Belated Homework 3

David S. Cargo (escargo@anubis.network.com)
Wed, 4 Mar 1998 10:29:37 -0600

Date: Wed, 4 Mar 1998 10:29:37 -0600
From: escargo@anubis.network.com (David S. Cargo)
Message-Id: <199803041629.KAA01198@brutus.network.com>
To: dahlen@cs.umn.edu
Subject: Belated Homework 3

David S. Cargo
CSci 5110 Winter 1998
Homework 3 (Test Plan)

Because I overlooked the individual part of the test plan assignment, I
failed to turn on in on the required schedule. (I believe I was working
on the prototype at the time.) Below I have included the test plan
assignment with the following twists: Since this class is about process
and learning from experience, I'm including a REVISED test plan that
takes into account the experiences I had conducting the user testing.
While I could just pretend that it hadn't happened yet, I think I can
benefit more from developing an improved test plan than an uninformed
one. (If I'm wrong here, please let me know.) Just as a user test can
form the basis of an improved interface, a user test can form the basis
an improved user test. Bearing that assumption in mind....

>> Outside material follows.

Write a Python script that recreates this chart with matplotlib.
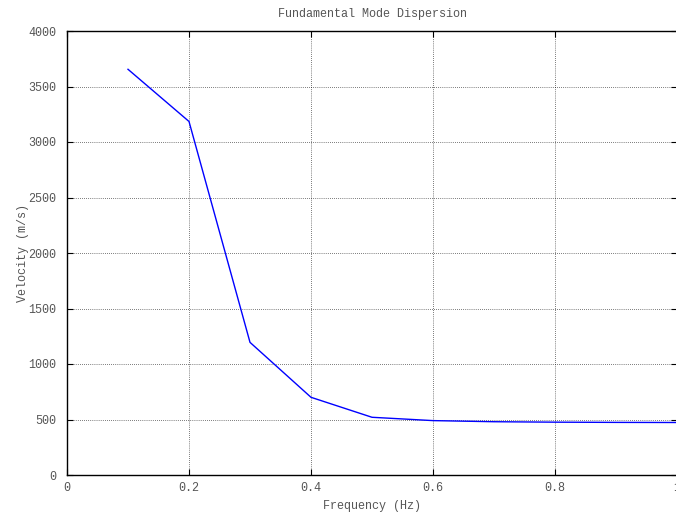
import numpy as np
import matplotlib.pyplot as plt

# dispersion curve
freq = [0.1, 0.2, 0.3, 0.4, 0.5, 0.6, 0.7, 0.8, 0.9, 1.0]
velocity = [3655, 3185, 1195, 700, 520, 490, 480, 476, 474, 473]

xticks = [0, 0.2, 0.4, 0.6, 0.8, 1]
xticklabels = ["0", "0.2", "0.4", "0.6", "0.8", "1"]
yticks = [0, 500, 1000, 1500, 2000, 2500, 3000, 3500, 4000]

plt.rcParams['font.family'] = ['Liberation Mono', 'DejaVu Sans Mono']
plt.rcParams['font.size'] = 8.5

txt = '#555555'

fig = plt.figure(figsize=(6.76, 5.16), dpi=100)
ax = fig.add_axes([67 / 676, 41 / 516, 610 / 676, 444 / 516])

ax.plot(freq, velocity, color='blue', linewidth=1)

ax.set_xlim(0, 1)
ax.set_ylim(0, 4000)
ax.set_xticks(xticks)
ax.set_xticklabels(xticklabels)
ax.set_yticks(yticks)

ax.grid(color='black', linestyle=(0, (1, 2)), linewidth=0.5)
ax.tick_params(direction='in', length=4, width=0.8, top=True, right=True,
               colors='black', labelcolor=txt, pad=5)
ax.tick_params(axis='y', pad=8)
for s in ax.spines.values():
    s.set_linewidth(1.0)
    s.set_clip_on(False)

ax.set_title("Fundamental Mode Dispersion", color=txt, fontsize=8.5, pad=10)
ax.set_xlabel("Frequency (Hz)", color=txt, labelpad=4)
ax.set_ylabel("Velocity (m/s)", color=txt, labelpad=-1)

fig.savefig("out.png", dpi=100)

o What background information you will provide to the user about the
tasks or computer system, if any.

Especially given the lack of understanding by our testers, rather than a
verbal description of the system, I think a brochure like what we intend
to have for the open house would be appropriate. This brochure would
provide the motivation for the application (publishing information of
interest to more than one person on the web, for people like support
staff, class instructors, etc.), some theory of operation (including
describing the simple and the complex cases), and showing some sample
output (including URLs where users can see for themselves what the
output looks like). While testers might not read the brochure in
detail, providing even a glimpse of the theory of operation for the
application would vastly improve the understanding of application by the
tests.

o What tasks you will ask the user to complete, along with anything
important about this instructions.

In our actual tests, we had five tasks of increasing complexity. We had
each tester do tasks 1 and 2; two testers did task 3; two testers did
task 4; one tester did task 5.

Task 1 asks the user to convert a default mailbox into one HTML archive
in the default location.

Task 2 asks the user to convert a user-specified mailbox into one HTML
archive in the default location.

Task 3 asks the user to convert a user-specified mailbox into one HTML
archive in a specified location.

Task 4 asks the user to convert three user-specified mailboxes into one
HTML archive in the default location.

Task 5 asks the user to convert a specified mailbox into an HTML archive
in the default location that does not contain any messages with the
subject "fun".

These tasks are in graduated difficulty; tasks 1 and 2 were always first.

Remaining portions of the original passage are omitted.